If today you are immensely rich and want to know, at a glance, at any time, how immensely rich you are, you could have a developer create a bespoke Apple Watch app just for you that gathers information in real time, collates it, and presents it as a complication.

And the thing is that you don’t even have to be immensely rich. If you have a strong and unique enough need for a small snippet of information to be always updated and always available, it’s not ridiculous to commission a dev to create a Watch app for you that does so. What a hundred years ago no amount of money could buy, today a small amount of money can easily buy.

A Watch is a less weird thing to strap to your body than a watch

Watching – lol – a TV programme last night, I clocked – lol – that the presenter was wearing a regular watch. And in the way of things, like when you say a word over and over and it starts to sound utterly alien, my mind started thinking how odd it was that we spent hundreds of years with the time – and only the time – strapped to our bodies. Yes, it was and is useful, and I know the story of train travel forcing standardisation of time and so on, but it’s one of those ‘if an alien came to Earth’ things; why is knowing the exact time – for a given value of ‘exact’ – so important to you Earthlings that you strap it to your body so it’s with you at all, as it were, times?

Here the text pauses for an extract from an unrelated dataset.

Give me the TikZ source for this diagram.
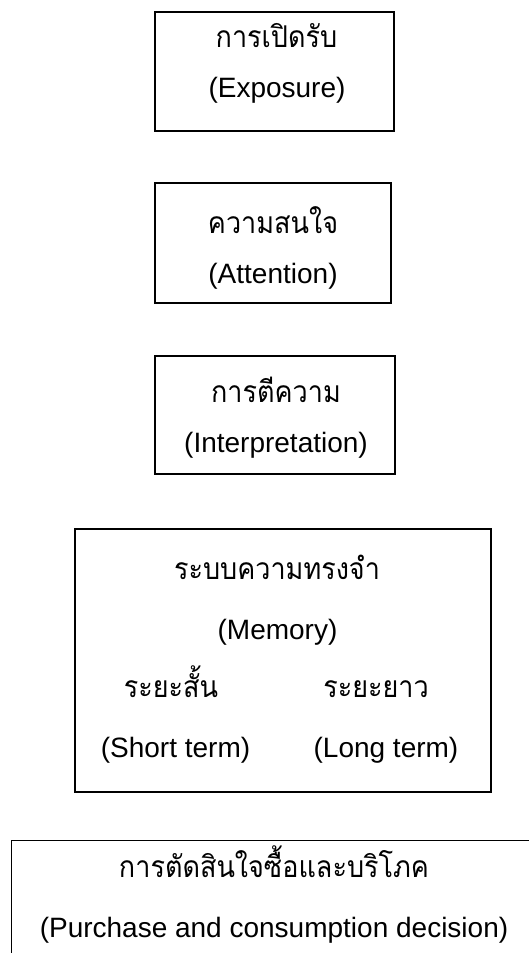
\documentclass[tikz,border=0pt]{standalone}
\usepackage{fontspec}
\setmainfont{Liberation Sans}
\newfontfamily\thaifont[Script=Thai,FakeStretch=0.9]{Loma}
\begin{document}
\begin{tikzpicture}[x=1pt,y=-1pt,
  boxstyle/.style={draw=black,line width=1.1pt,rectangle,inner sep=0pt},
  entext/.style={anchor=base,inner sep=0pt,font=\fontsize{28}{30}\selectfont},
  thtext/.style={anchor=base,inner sep=0pt,font=\thaifont\fontsize{30}{32}\selectfont}]
\useasboundingbox (0,0) rectangle (528,953);
% boxes
\node[boxstyle,minimum width=239pt,minimum height=119pt] (b1) at (274.5,71.5) {};
\node[boxstyle,minimum width=236pt,minimum height=120pt] (b2) at (273,243) {};
\node[boxstyle,minimum width=240pt,minimum height=118pt] (b3) at (275,415) {};
\node[boxstyle,minimum width=416pt,minimum height=263pt] (b4) at (283,660.5) {};
\node[boxstyle,minimum width=560pt,minimum height=180pt] (b5) at (291.5,930.5) {};
% texts
\node[thtext] (t1) at (276.5,47) {การเปิดรับ};
\node[entext] (e1) at (277,97) {(Exposure)};
\node[thtext] (t2) at (273,233) {ความสนใจ};
\node[entext] (e2) at (273,283) {(Attention)};
\node[thtext] (t3) at (276,402) {การตีความ};
\node[entext] (e3) at (276,452) {(Interpretation)};
\node[thtext] (t4) at (277,579) {ระบบความทรงจำ};
\node[entext] (e4) at (277.5,639) {(Memory)};
\node[thtext] (t5) at (171,697) {ระยะสั้น};
\node[entext] (e5) at (175.5,757) {(Short term)};
\node[thtext] (t6) at (376,697) {ระยะยาว};
\node[entext] (e6) at (386,757) {(Long term)};
\node[thtext] (t7) at (274,877) {การตัดสินใจซื้อและบริโภค};
\node[entext] (e7) at (274,937) {(Purchase and consumption decision)};
\end{tikzpicture}
\end{document}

Contrast this with the Apple Watch, which, yes, tells you the time. But also tells you if it’s going to rain, when to take your pizza out of the oven, what your friend thinks of your new haircut, where your nearest hairdresser is, when your next haircut is, and so on. It’s so much less weird of a thing to have strapped to your body, so much less weird of a thing to glance at, simply because it’s so much more capable and flexible.

(Now the phrase ‘strapped to your body’ is now starting to sound weird.)